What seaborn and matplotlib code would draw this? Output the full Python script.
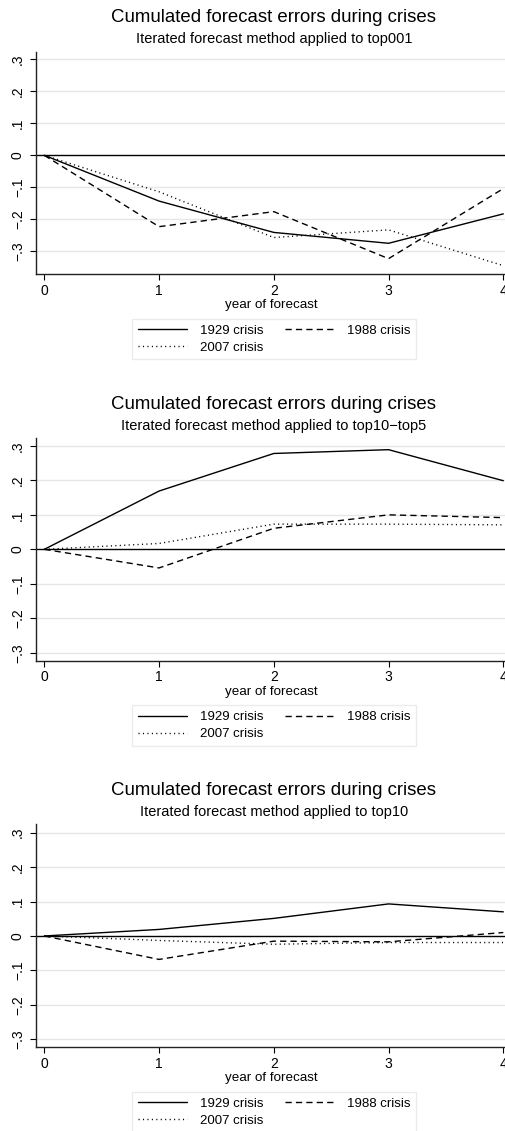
import matplotlib
matplotlib.use("Agg")
import matplotlib.pyplot as plt
import seaborn as sns
import pandas as pd

sns.set_style("ticks")
plt.rcParams["font.family"] = ["Liberation Sans", "DejaVu Sans"]
plt.rcParams["axes.unicode_minus"] = True
for key in ["text.color", "axes.labelcolor", "xtick.color", "ytick.color", "axes.edgecolor"]:
    plt.rcParams[key] = "black"

years = [0, 1, 2, 3, 4]
crises = ["1929 crisis", "1988 crisis", "2007 crisis"]
yticks = [-0.3, -0.2, -0.1, 0.0, 0.1, 0.2, 0.3]
ytick_labels = ["\u2212.3", "\u2212.2", "\u2212.1", "0", ".1", ".2", ".3"]

# cumulated forecast errors, one list per crisis for each series
top001_1929 = [0.0, -0.143, -0.241, -0.275, -0.183]
top001_1988 = [0.0, -0.223, -0.176, -0.323, -0.104]
top001_2007 = [0.0, -0.114, -0.257, -0.233, -0.345]

top10_top5_1929 = [0.0, 0.169, 0.278, 0.289, 0.199]
top10_top5_1988 = [0.0, -0.054, 0.061, 0.100, 0.092]
top10_top5_2007 = [0.0, 0.017, 0.073, 0.073, 0.071]

top10_1929 = [0.0, 0.019, 0.051, 0.093, 0.070]
top10_1988 = [0.0, -0.068, -0.015, -0.017, 0.010]
top10_2007 = [0.0, -0.013, -0.024, -0.019, -0.019]

panels = [
    ("top001", [top001_1929, top001_1988, top001_2007], (-0.371, 0.324), 51.7, 274.0),
    ("top10\u2212top5", [top10_top5_1929, top10_top5_1988, top10_top5_2007], (-0.323, 0.322), 438.3, 660.7),
    ("top10", [top10_1929, top10_1988, top10_2007], (-0.323, 0.324), 824.3, 1047.3),
]

styles = {
    "1929 crisis": "-",
    "1988 crisis": (0, (4.5, 3.0)),
    "2007 crisis": (0, (0.8, 2.4)),
}

W, H = 506, 1131
fig = plt.figure(figsize=(W / 100, H / 100), dpi=100)

x_left, x_right = 36.0, 506.0
x0_px, x4_px = 44.3, 503.3
px_per_year = (x4_px - x0_px) / 4
xlim = (-(x0_px - x_left) / px_per_year, 4 + (x_right - x4_px) / px_per_year)

for name, series, ylim, top_px, bot_px in panels:
    ax = fig.add_axes([x_left / W, 1 - bot_px / H, (x_right - x_left) / W, (bot_px - top_px) / H])
    df = pd.DataFrame({
        "year": years * 3,
        "error": sum(series, []),
        "crisis": [c for c in crises for _ in years],
    })
    ax.axhline(0, color="black", lw=1.0, zorder=1)
    for t in yticks:
        if t != 0:
            ax.axhline(t, color="#e6e6e6", lw=1.0, zorder=0)
    for c in crises:
        sns.lineplot(data=df[df["crisis"] == c], x="year", y="error", ax=ax,
                     color="black", linestyle=styles[c], lw=1.0, label=c,
                     legend=False, zorder=3)
    ax.set_xlim(*xlim)
    ax.set_ylim(*ylim)
    ax.set_xticks(years)
    ax.set_xticklabels([str(y) for y in years], fontsize=10)
    ax.set_yticks(yticks)
    ax.set_yticklabels(ytick_labels, fontsize=10, rotation=90, va="center")
    ax.tick_params(axis="both", direction="out", length=4, width=0.8, color="black", pad=3)
    ax.tick_params(axis="y", pad=4)
    ax.set_xlabel("year of forecast", fontsize=9.6, labelpad=1)
    ax.set_ylabel("")
    for s in ["top", "right"]:
        ax.spines[s].set_visible(False)
    for s in ["left", "bottom"]:
        ax.spines[s].set_color("#222222")
        ax.spines[s].set_linewidth(1.0)

    fig.text(274 / W, 1 - (top_px - 34) / H, "Cumulated forecast errors during crises",
             ha="center", va="center", fontsize=13.4)
    fig.text(274 / W, 1 - (top_px - 12.3) / H, "Iterated forecast method applied to " + name,
             ha="center", va="center", fontsize=10.5)

    handles, labels = ax.get_legend_handles_labels()
    order = [labels.index(l) for l in ["1929 crisis", "2007 crisis", "1988 crisis"]]
    leg = fig.legend([handles[i] for i in order], [labels[i] for i in order],
                     ncol=2, loc="center", bbox_to_anchor=(274 / W, 1 - (bot_px + 65) / H),
                     fontsize=9.5, frameon=True, fancybox=False, handlelength=3.7,
                     columnspacing=1.6, handletextpad=1.0, borderpad=0.45, labelspacing=0.35,
                     borderaxespad=0)
    leg.get_frame().set_edgecolor("#e6e6e6")
    leg.get_frame().set_linewidth(1.0)

fig.savefig("out.png", dpi=100)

━━━━

WORK TO BE COMPLETED :: Starting at the top of the listing above, reproduce each line up to and including the one with "xlim = (-(x0_px"; omit the pictures.

SOLUTION ::
What seaborn and matplotlib code would draw this? Output the full Python script.
import matplotlib
matplotlib.use("Agg")
import matplotlib.pyplot as plt
import seaborn as sns
import pandas as pd

sns.set_style("ticks")
plt.rcParams["font.family"] = ["Liberation Sans", "DejaVu Sans"]
plt.rcParams["axes.unicode_minus"] = True
for key in ["text.color", "axes.labelcolor", "xtick.color", "ytick.color", "axes.edgecolor"]:
    plt.rcParams[key] = "black"

years = [0, 1, 2, 3, 4]
crises = ["1929 crisis", "1988 crisis", "2007 crisis"]
yticks = [-0.3, -0.2, -0.1, 0.0, 0.1, 0.2, 0.3]
ytick_labels = ["\u2212.3", "\u2212.2", "\u2212.1", "0", ".1", ".2", ".3"]

# cumulated forecast errors, one list per crisis for each series
top001_1929 = [0.0, -0.143, -0.241, -0.275, -0.183]
top001_1988 = [0.0, -0.223, -0.176, -0.323, -0.104]
top001_2007 = [0.0, -0.114, -0.257, -0.233, -0.345]

top10_top5_1929 = [0.0, 0.169, 0.278, 0.289, 0.199]
top10_top5_1988 = [0.0, -0.054, 0.061, 0.100, 0.092]
top10_top5_2007 = [0.0, 0.017, 0.073, 0.073, 0.071]

top10_1929 = [0.0, 0.019, 0.051, 0.093, 0.070]
top10_1988 = [0.0, -0.068, -0.015, -0.017, 0.010]
top10_2007 = [0.0, -0.013, -0.024, -0.019, -0.019]

panels = [
    ("top001", [top001_1929, top001_1988, top001_2007], (-0.371, 0.324), 51.7, 274.0),
    ("top10\u2212top5", [top10_top5_1929, top10_top5_1988, top10_top5_2007], (-0.323, 0.322), 438.3, 660.7),
    ("top10", [top10_1929, top10_1988, top10_2007], (-0.323, 0.324), 824.3, 1047.3),
]

styles = {
    "1929 crisis": "-",
    "1988 crisis": (0, (4.5, 3.0)),
    "2007 crisis": (0, (0.8, 2.4)),
}

W, H = 506, 1131
fig = plt.figure(figsize=(W / 100, H / 100), dpi=100)

x_left, x_right = 36.0, 506.0
x0_px, x4_px = 44.3, 503.3
px_per_year = (x4_px - x0_px) / 4
xlim = (-(x0_px - x_left) / px_per_year, 4 + (x_right - x4_px) / px_per_year)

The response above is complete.